Sweet and savoury combinations that serve to confuse the mind and delight the palate have been gaining traction for a while; caramel with sea salt, beetroot with chocolate, and now sponge cake and salad leaves. Yes, it’s come to this. But before you balk at the thought of soggy lettuce, consider that the fiery Italian leaf radicchio imparts a depth of flavour that the humble iceberg couldn’t possibly muster.
Kcal: 224 per serving
Saturated fat: 2.4g per serving
Preparation time: 20 minutes
Cooking time: 40 minutes
1 tbsp dry breadcrumbs
1 litre water
2 tbsps sugar, plus 100g extra
150g trimmed round radicchio
100g butter, softened
tsp finely grated lemon zest
1 tbsp brandy
1 tsp vanilla extract
A good grating of nutmeg
125g plain (all-purpose) flour
2 tsps baking powder
Pinch of salt
150g white chocolate, chopped
Step 1: Preheat the oven to 180 ̊C/ gas mark 4. Butter a round 20cm (8inch) springform cake tin. Scatter the breadcrumbs inside, then shake it around so the crumbs stick to the butter. Then shake out the excess.
Step 2: Bring the water to the boil with two tablespoons of sugar. Loosen the radicchio leaves and add to the boiling sugar water. Simmer for a few minutes to soften. Drain and pat dry with paper towels, then chop up.
Step 3: Using an electric beater,mix the butter with the extra sugar until pale and creamy. Beat in the eggs one by one, then whisk in the lemon zest, brandy, vanilla and nutmeg. Add the flour, baking powder and salt, and whisk until smooth. Fold in the cooled radicchio. Spoon the mixture into the tin and bake for 40 minutes or until a skewer inserted in the centre comes out clean. Remove from the oven and cool before removing from the tin.
Step 4: For the icing, melt the chocolate in a bain-marie. Cool slightly, then when it starts to thicken, spread over the cake.
From Limoncello And Linen Water by Tessa Kiros (£25, Murdoch Books)

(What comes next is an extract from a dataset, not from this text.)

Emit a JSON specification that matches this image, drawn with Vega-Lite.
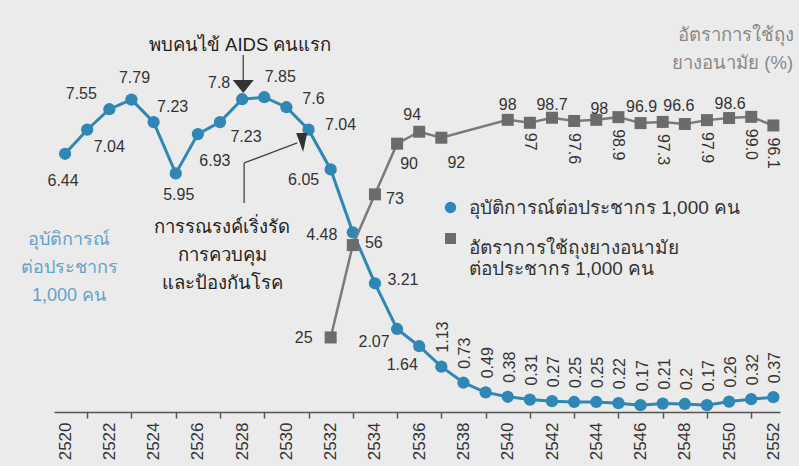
{
 "$schema": "https://vega.github.io/schema/vega-lite/v6.json",
 "width": 726, "height": 401,
 "autosize": {"type": "none"},
 "padding": {"left": 54, "top": 11, "right": 19, "bottom": 54},
 "background": "#ebebeb",
 "config": {"view": {"stroke": null}, "font": "Liberation Sans", "text": {"font": "Liberation Sans", "fontSize": 16, "color": "#333"}},
 "datasets": {
  "inc": [
   {"year": 2520, "v": 6.44}, {"year": 2521, "v": 7.04}, {"year": 2522, "v": 7.55}, {"year": 2523, "v": 7.79},
   {"year": 2524, "v": 7.23}, {"year": 2525, "v": 5.95}, {"year": 2526, "v": 6.93}, {"year": 2527, "v": 7.23},
   {"year": 2528, "v": 7.8}, {"year": 2529, "v": 7.85}, {"year": 2530, "v": 7.6}, {"year": 2531, "v": 7.04},
   {"year": 2532, "v": 6.05}, {"year": 2533, "v": 4.48}, {"year": 2534, "v": 3.21}, {"year": 2535, "v": 2.07},
   {"year": 2536, "v": 1.64}, {"year": 2537, "v": 1.13}, {"year": 2538, "v": 0.73}, {"year": 2539, "v": 0.49},
   {"year": 2540, "v": 0.38}, {"year": 2541, "v": 0.31}, {"year": 2542, "v": 0.27}, {"year": 2543, "v": 0.25},
   {"year": 2544, "v": 0.25}, {"year": 2545, "v": 0.22}, {"year": 2546, "v": 0.17}, {"year": 2547, "v": 0.21},
   {"year": 2548, "v": 0.2}, {"year": 2549, "v": 0.17}, {"year": 2550, "v": 0.26}, {"year": 2551, "v": 0.32},
   {"year": 2552, "v": 0.37}
  ],
  "cond": [
   {"year": 2532, "v": 25}, {"year": 2533, "v": 56}, {"year": 2534, "v": 73}, {"year": 2535, "v": 90},
   {"year": 2536, "v": 94}, {"year": 2537, "v": 92}, {"year": 2540, "v": 98}, {"year": 2541, "v": 97},
   {"year": 2542, "v": 98.7}, {"year": 2543, "v": 97.6}, {"year": 2544, "v": 98}, {"year": 2545, "v": 98.9},
   {"year": 2546, "v": 96.9}, {"year": 2547, "v": 97.3}, {"year": 2548, "v": 96.6}, {"year": 2549, "v": 97.9},
   {"year": 2550, "v": 98.6}, {"year": 2551, "v": 99.0}, {"year": 2552, "v": 96.1}
  ],
  "ann": [
   {"k": "aids", "year": 2527.91, "v": 9.15, "t": "พบคนไข้ AIDS คนแรก"},
   {"k": "camp", "year": 2527.1, "v": 4.61, "t": "การรณรงค์เริ่งรัด"},
   {"k": "camp", "year": 2527.1, "v": 3.92, "t": "การควบคุม"},
   {"k": "camp", "year": 2527.1, "v": 3.22, "t": "และป้องกันโรค"},
   {"k": "inc", "year": 2520.18, "v": 4.29, "t": "อุบัติการณ์"},
   {"k": "inc", "year": 2520.18, "v": 3.59, "t": "ต่อประชากร"},
   {"k": "inc", "year": 2520.18, "v": 2.89, "t": "1,000 คน"},
   {"k": "cond", "year": 2547.71, "v": 9.4, "t": "อัตราการใช้ถุง"},
   {"k": "cond", "year": 2547.43, "v": 8.7, "t": "ยางอนามัย (%)"}
  ],
  "arrows": [
   {"year": 2528.05, "v": 8.9, "year2": 2528.05, "v2": 8.2},
   {"year": 2528.09, "v": 5.21, "year2": 2528.09, "v2": 6.21},
   {"year": 2528.09, "v": 6.21, "year2": 2530.49, "v2": 6.71}
  ],
  "heads": [
   {"id": "aids", "year": 2528.05, "v": 8.12},
   {"id": "camp", "year": 2530.69, "v": 6.72}
  ]
 },
 "layer": [
  {
   "data": {"name": "inc"},
   "encoding": {
    "x": {"field": "year", "type": "quantitative", "scale": {"domain": [2519.5, 2552.3], "nice": false, "zero": false},
     "axis": {"orient": "bottom", "offset": 0, "values": [2520,2522,2524,2526,2528,2530,2532,2534,2536,2538,2540,2542,2544,2546,2548,2550,2552],
      "title": null, "grid": false, "ticks": false, "labelAngle": -90, "labelAlign": "right", "labelBaseline": "middle",
      "labelFont": "Liberation Sans", "labelFontSize": 17, "labelColor": "#333", "labelPadding": 10,
      "domainColor": "#555", "domainWidth": 1.5,
      "labelExpr": "'' + datum.value", "labelOverlap": false, "labelFlush": false}},
    "y": {"field": "v", "type": "quantitative", "scale": {"domain": [0, 10], "nice": false, "zero": false}, "axis": null}
   },
   "layer": [
    {"mark": {"type": "line", "color": "#2f87b5", "strokeWidth": 3}},
    {"mark": {"type": "point", "filled": true, "shape": "circle", "size": 150, "opacity": 1},
     "encoding": {"color": {"datum": "อุบัติการณ์ต่อประชากร 1,000 คน", "type": "nominal", "scale": {"range": ["#2f87b5"]},
      "legend": {"orient": "none", "legendX": 387, "legendY": 187, "title": null, "padding": 0, "symbolType": "circle", "symbolSize": 130, "symbolOpacity": 1,
       "labelFontSize": 19, "labelColor": "#333", "labelOffset": 9, "labelLimit": 400}}}},
    {"transform": [{"filter": "datum.year==2520"}], "mark": {"type": "text", "dx": -2, "dy": 27}, "encoding": {"text": {"field": "v", "type": "quantitative"}}},
    {"transform": [{"filter": "datum.year==2521"}], "mark": {"type": "text", "dx": 22, "dy": 17}, "encoding": {"text": {"field": "v", "type": "quantitative"}}},
    {"transform": [{"filter": "datum.year==2522"}], "mark": {"type": "text", "dx": -28, "dy": -15}, "encoding": {"text": {"field": "v", "type": "quantitative"}}},
    {"transform": [{"filter": "datum.year==2523"}], "mark": {"type": "text", "dx": 3, "dy": -22}, "encoding": {"text": {"field": "v", "type": "quantitative"}}},
    {"transform": [{"filter": "datum.year==2524"}], "mark": {"type": "text", "dx": 19, "dy": -15}, "encoding": {"text": {"field": "v", "type": "quantitative"}}},
    {"transform": [{"filter": "datum.year==2525"}], "mark": {"type": "text", "dx": 3, "dy": 22}, "encoding": {"text": {"field": "v", "type": "quantitative"}}},
    {"transform": [{"filter": "datum.year==2526"}], "mark": {"type": "text", "dx": 17, "dy": 27}, "encoding": {"text": {"field": "v", "type": "quantitative"}}},
    {"transform": [{"filter": "datum.year==2527"}], "mark": {"type": "text", "dx": 26, "dy": 15}, "encoding": {"text": {"field": "v", "type": "quantitative"}}},
    {"transform": [{"filter": "datum.year==2528"}], "mark": {"type": "text", "dx": -23, "dy": -16}, "encoding": {"text": {"field": "v", "type": "quantitative"}}},
    {"transform": [{"filter": "datum.year==2529"}], "mark": {"type": "text", "dx": 16, "dy": -20}, "encoding": {"text": {"field": "v", "type": "quantitative"}}},
    {"transform": [{"filter": "datum.year==2530"}], "mark": {"type": "text", "dx": 27, "dy": -8}, "encoding": {"text": {"field": "v", "type": "quantitative"}}},
    {"transform": [{"filter": "datum.year==2531"}], "mark": {"type": "text", "dx": 32, "dy": -5}, "encoding": {"text": {"field": "v", "type": "quantitative"}}},
    {"transform": [{"filter": "datum.year==2532"}], "mark": {"type": "text", "dx": -27, "dy": 11}, "encoding": {"text": {"field": "v", "type": "quantitative"}}},
    {"transform": [{"filter": "datum.year==2533"}], "mark": {"type": "text", "dx": -31, "dy": 3}, "encoding": {"text": {"field": "v", "type": "quantitative"}}},
    {"transform": [{"filter": "datum.year==2534"}], "mark": {"type": "text", "dx": 28, "dy": -3}, "encoding": {"text": {"field": "v", "type": "quantitative"}}},
    {"transform": [{"filter": "datum.year==2535"}], "mark": {"type": "text", "dx": -23, "dy": 13}, "encoding": {"text": {"field": "v", "type": "quantitative"}}},
    {"transform": [{"filter": "datum.year==2536"}], "mark": {"type": "text", "dx": -17, "dy": 19}, "encoding": {"text": {"field": "v", "type": "quantitative"}}},
    {"transform": [{"filter": "datum.year>=2537"}], "mark": {"type": "text", "angle": -90, "align": "left", "baseline": "middle", "dx": 14, "dy": 2}, "encoding": {"text": {"field": "v", "type": "quantitative"}}},
    {"data": {"name": "ann"}, "transform": [{"filter": "datum.k=='aids' || datum.k=='camp'"}], "mark": {"type": "text", "fontSize": 18.5, "color": "#222"}, "encoding": {"text": {"field": "t"}}},
    {"data": {"name": "ann"}, "transform": [{"filter": "datum.k=='inc'"}], "mark": {"type": "text", "fontSize": 18, "color": "#5fa3cc"}, "encoding": {"text": {"field": "t"}}},
    {"data": {"name": "ann"}, "transform": [{"filter": "datum.k=='cond'"}], "mark": {"type": "text", "fontSize": 18.5, "color": "#888", "align": "left"}, "encoding": {"text": {"field": "t"}}},
    {"data": {"name": "arrows"}, "mark": {"type": "rule", "color": "#444", "strokeWidth": 1.3}, "encoding": {"x2": {"field": "year2"}, "y2": {"field": "v2"}}},
    {"data": {"name": "heads"}, "transform": [{"filter": "datum.id=='aids'"}], "mark": {"type": "point", "filled": true, "color": "#333", "opacity": 1, "size": 441, "shape": "M-1,-0.62L1,-0.62L0,0.62Z"}},
    {"data": {"name": "heads"}, "transform": [{"filter": "datum.id=='camp'"}], "mark": {"type": "point", "filled": true, "color": "#333", "opacity": 1, "size": 361, "shape": "M-0.58,-1L0.58,-1L0.15,1Z"}}
   ]
  },
  {
   "data": {"name": "cond"},
   "encoding": {
    "x": {"field": "year", "type": "quantitative", "scale": {"domain": [2519.5, 2552.3], "nice": false, "zero": false},
     "axis": {"orient": "bottom", "offset": 0, "values": [2521,2523,2525,2527,2529,2531,2533,2535,2537,2539,2541,2543,2545,2547,2549,2551],
      "title": null, "grid": false, "labels": false, "domain": false, "ticks": true, "tickSize": 6, "tickWidth": 1.5, "tickColor": "#555"}},
    "y": {"field": "v", "type": "quantitative", "scale": {"domain": [0, 134.5], "nice": false, "zero": false}, "axis": null}
   },
   "layer": [
    {"mark": {"type": "line", "color": "#7a7a7a", "strokeWidth": 2.5}},
    {"mark": {"type": "point", "filled": true, "shape": "square", "size": 144, "opacity": 1},
     "encoding": {"color": {"datum": "อัตราการใช้ถุงยางอนามัย", "type": "nominal", "scale": {"range": ["#6b6b6b"]},
      "legend": {"orient": "none", "legendX": 387, "legendY": 218, "title": null, "padding": 0, "symbolType": "square", "symbolSize": 120, "symbolOpacity": 1,
       "labelFontSize": 19, "labelColor": "#333", "labelOffset": 9, "labelLimit": 400, "labelBaseline": "top",
       "labelExpr": "['อัตราการใช้ถุงยางอนามัย', 'ต่อประชากร 1,000 คน']"}}}},
    {"transform": [{"filter": "datum.year==2532"}], "mark": {"type": "text", "dx": -27, "dy": 1}, "encoding": {"text": {"field": "v", "type": "quantitative"}}},
    {"transform": [{"filter": "datum.year==2533"}], "mark": {"type": "text", "dx": 21, "dy": -2}, "encoding": {"text": {"field": "v", "type": "quantitative"}}},
    {"transform": [{"filter": "datum.year==2534"}], "mark": {"type": "text", "dx": 20, "dy": 5}, "encoding": {"text": {"field": "v", "type": "quantitative"}}},
    {"transform": [{"filter": "datum.year==2535"}], "mark": {"type": "text", "dx": 12, "dy": 20}, "encoding": {"text": {"field": "v", "type": "quantitative"}}},
    {"transform": [{"filter": "datum.year==2536"}], "mark": {"type": "text", "dx": -7, "dy": -17}, "encoding": {"text": {"field": "v", "type": "quantitative"}}},
    {"transform": [{"filter": "datum.year==2537"}], "mark": {"type": "text", "dx": 15, "dy": 25}, "encoding": {"text": {"field": "v", "type": "quantitative"}}},
    {"transform": [{"filter": "datum.year==2540"}], "mark": {"type": "text", "dx": 0, "dy": -15}, "encoding": {"text": {"field": "v", "type": "quantitative"}}},
    {"transform": [{"filter": "datum.year==2542"}], "mark": {"type": "text", "dx": 0, "dy": -13}, "encoding": {"text": {"field": "v", "type": "quantitative"}}},
    {"transform": [{"filter": "datum.year==2544"}], "mark": {"type": "text", "dx": 3, "dy": -11}, "encoding": {"text": {"field": "v", "type": "quantitative"}}},
    {"transform": [{"filter": "datum.year==2546"}], "mark": {"type": "text", "dx": 1, "dy": -16}, "encoding": {"text": {"field": "v", "type": "quantitative"}}},
    {"transform": [{"filter": "datum.year==2548"}], "mark": {"type": "text", "dx": -6, "dy": -18}, "encoding": {"text": {"field": "v", "type": "quantitative"}}},
    {"transform": [{"filter": "datum.year==2550"}], "mark": {"type": "text", "dx": 1, "dy": -14}, "encoding": {"text": {"field": "v", "type": "quantitative"}}},
    {"transform": [{"filter": "datum.year==2541"}], "mark": {"type": "text", "angle": 90, "align": "left", "baseline": "middle", "dx": 10, "dy": 0}, "encoding": {"text": {"field": "v", "type": "quantitative"}}},
    {"transform": [{"filter": {"field": "year", "oneOf": [2543, 2545, 2547, 2549, 2551, 2552]}}], "mark": {"type": "text", "angle": 90, "align": "left", "baseline": "middle", "dx": 12, "dy": 0}, "encoding": {"text": {"field": "v", "type": "quantitative", "format": ".1f"}}}
   ]
  }
 ],
 "resolve": {"scale": {"y": "independent", "color": "independent"}, "axis": {"x": "independent"}, "legend": {"color": "independent"}}
}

Wine expert Jane Parkinson suggests the perfect pairing
Marks & Spencer, Pink Port, £7.99, marksandspencer.com
Most people assume port is a heavy drink you have after a five-course dinner. But recently it has undergone an image makeover to attract a younger crowd. This one has a raspberry aroma together with a perky strawberry sweetness and smooth texture in the mouth that makes it great to drink with a light cake.